Aquel señor, de todos conocido, no es otra cosa mas que un simple testaferro. Por su boca habla el vaho de las décadas podridas, echadas a perder. Le caracteriza el tono medio, bajo cuya tutela y rectoría aprendió la ley de jubilaciones al derecho y al revés y quiso y supo quedarse sentado en la silla del aula por décadas, a repetir sus pardas lecciones de historia o matemáticas que no le interesaban más allá del salario; sin comprender el espíritu de las materias decimonónicas, incapaz de transmitirlas. Un tono medio, sin ideal alguno, de latente cobardía; que no por aureola invocada de venerable “maestro” se libra, efectivamente, de su propia mediocracia en que se revuelca la víscera del hígado participando como emisario de la lucha de clases sin darse cuenta; teniendo una opinión reaccionaria donde no importa ni aplica la seducción del izquierdismo politiquero.
Ya se sabe que los programas de cualesquier gobierno no son ni mucho menos la panacea, pero hay ahí un sector vulnerable que hasta el despotismo de a pie, el ejercido en el vecindario, el que se practica solo porque yo tengo trabajo y tú no; porque yo tengo casa y coche y tú no, porque yo voy a Disneylandia (con visa de turista jodido made in United States) y tú no, no vacila en acribillar aunque sea de palabra.
El hecho de su despotismo estampado en todos los que estábamos ahí me llevó a reflexionar: ¿Qué puede estar pasando en un país que sigue odiando tras de toda máscara y comparsa a sus jóvenes; de un lado tachados de vagos y delincuentes, del otro usados como un lumpen proletariado para levantar los changarritos de censo y encuesta? ¿Qué estima tiene de sí mismo cuando los capos son el ejemplo de un heroísmo nacional, de una ley a seguir? ¿Qué, cuando lo más íntimo de sus almas venera los yerros del conflicto fácil, la guerra y la muerte gratis?

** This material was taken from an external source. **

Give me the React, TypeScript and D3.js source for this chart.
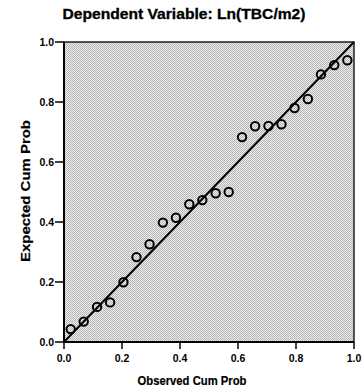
import * as d3 from "d3"

// observed cumulative probability (x) and expected cumulative probability (y)
const observed = [
  0.023, 0.068, 0.114, 0.159, 0.205, 0.25, 0.295, 0.341, 0.386, 0.432, 0.477,
  0.523, 0.568, 0.614, 0.659, 0.705, 0.75, 0.795, 0.841, 0.886, 0.932, 0.977,
]
const expected = [
  0.043, 0.068, 0.117, 0.132, 0.199, 0.283, 0.326, 0.398, 0.414, 0.459, 0.473,
  0.496, 0.5, 0.683, 0.719, 0.72, 0.726, 0.78, 0.81, 0.892, 0.923, 0.939,
]
const tickValues = [0, 0.2, 0.4, 0.6, 0.8, 1.0]

const W = 363
const H = 390
const M = { left: 64, right: 9, top: 42, bottom: 48 }
const FONT = "'Liberation Sans', Arial, sans-serif"

export default function App() {
  const x = d3.scaleLinear().domain([0, 1]).range([M.left, W - M.right])
  const y = d3.scaleLinear().domain([0, 1]).range([H - M.bottom, M.top])
  const pts = observed.map((o, i) => ({ o, e: expected[i] }))
  const diag = d3.line<number>().x((d) => x(d)).y((d) => y(d))([0, 1]) || ""

  return (
    <svg
      width={W}
      height={H}
      style={{ position: "absolute", left: 0, top: 0, background: "#fff" }}
      fontFamily={FONT}
    >
      <defs>
        <pattern id="dither" width="2" height="2" patternUnits="userSpaceOnUse">
          <rect width="2" height="2" fill="#eeeeee" />
          <rect width="1" height="1" fill="#b0b0b0" />
          <rect x="1" y="1" width="1" height="1" fill="#bababa" />
        </pattern>
      </defs>

      {/* title */}
      <text
        x={184}
        y={19}
        textAnchor="middle"
        fontSize={14}
        fontWeight="bold"
        textLength={243}
        lengthAdjust="spacingAndGlyphs"
        stroke="#000"
        strokeWidth={0.3}
      >
        Dependent Variable: Ln(TBC/m2)
      </text>

      {/* plot background */}
      <rect
        x={x(0)}
        y={y(1)}
        width={x(1) - x(0)}
        height={y(0) - y(1)}
        fill="url(#dither)"
        stroke="#000"
        strokeWidth={1.3}
      />

      {/* y axis */}
      <line x1={x(0)} x2={x(0)} y1={y(0)} y2={y(1)} stroke="#000" strokeWidth={2} />
      {tickValues.map((t) => (
        <g key={"y" + t}>
          <line x1={x(0) - 9} x2={x(0)} y1={y(t)} y2={y(t)} stroke="#000" strokeWidth={1.5} />
          <text
            x={x(0) - 10}
            y={y(t)}
            dy="0.35em"
            textAnchor="end"
            fontSize={10.5}
            fontWeight="bold"
          >
            {t.toFixed(1)}
          </text>
        </g>
      ))}

      {/* x axis */}
      <line x1={x(0)} x2={x(1)} y1={y(0)} y2={y(0)} stroke="#000" strokeWidth={2} />
      {tickValues.map((t) => (
        <g key={"x" + t}>
          <line x1={x(t)} x2={x(t)} y1={y(0)} y2={y(0) + 7} stroke="#000" strokeWidth={1.5} />
          <text x={x(t)} y={y(0) + 20} textAnchor="middle" fontSize={10.5} fontWeight="bold">
            {t.toFixed(1)}
          </text>
        </g>
      ))}

      {/* reference line */}
      <path d={diag} stroke="#000" strokeWidth={2} fill="none" />

      {/* points */}
      {pts.map((p, i) => (
        <circle
          key={i}
          cx={x(p.o)}
          cy={y(p.e)}
          r={4.2}
          fill="none"
          stroke="#000"
          strokeWidth={2}
        />
      ))}

      {/* axis titles */}
      <text
        x={192}
        y={385}
        textAnchor="middle"
        fontSize={13}
        fontWeight="bold"
        textLength={109}
        lengthAdjust="spacingAndGlyphs"
        stroke="#000"
        strokeWidth={0.2}
      >
        Observed Cum Prob
      </text>
      <text
        transform={`translate(30,191) rotate(-90)`}
        textAnchor="middle"
        fontSize={13}
        fontWeight="bold"
        textLength={142}
        lengthAdjust="spacingAndGlyphs"
        stroke="#000"
        strokeWidth={0.2}
      >
        Expected Cum Prob
      </text>
    </svg>
  )
}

El viejo no se da cuenta que la rueda de la fortuna de esta irónica democracia que padecemos todos, ya como mafia de mercado ya como herencia de nobleza dictatorial, gira para amolarnos a todos por separado. Y que si ahorita (su ahora es cuando) son los jóvenes el epicentro del odio, mañana pueden ser los grupos de pueblos originarios en revuelta por parejo de migrantes; y pasado mañana serán los niños y las mujeres, otra vez, una y otra y otra vez, hasta aniquilar la última voluntad con todo y su desasosiego. No se da cuenta, y esto no es broma, que él mismo pertenece a las minorías, sí, pero a las vulnerables, a la de los viejos asilos. No se da cuenta, no quiere darse más allá del lamentable rencor que escupe por todos lados. Esperando que sean otros los que hagan, para carcomer sobre los hechos; para participar de cualquier reacción sin quererse dar cuenta que también él es un anciano vulnerable, no venerable, con todo y el despotismo a cuestas del que por un momento es su testaferro elegido.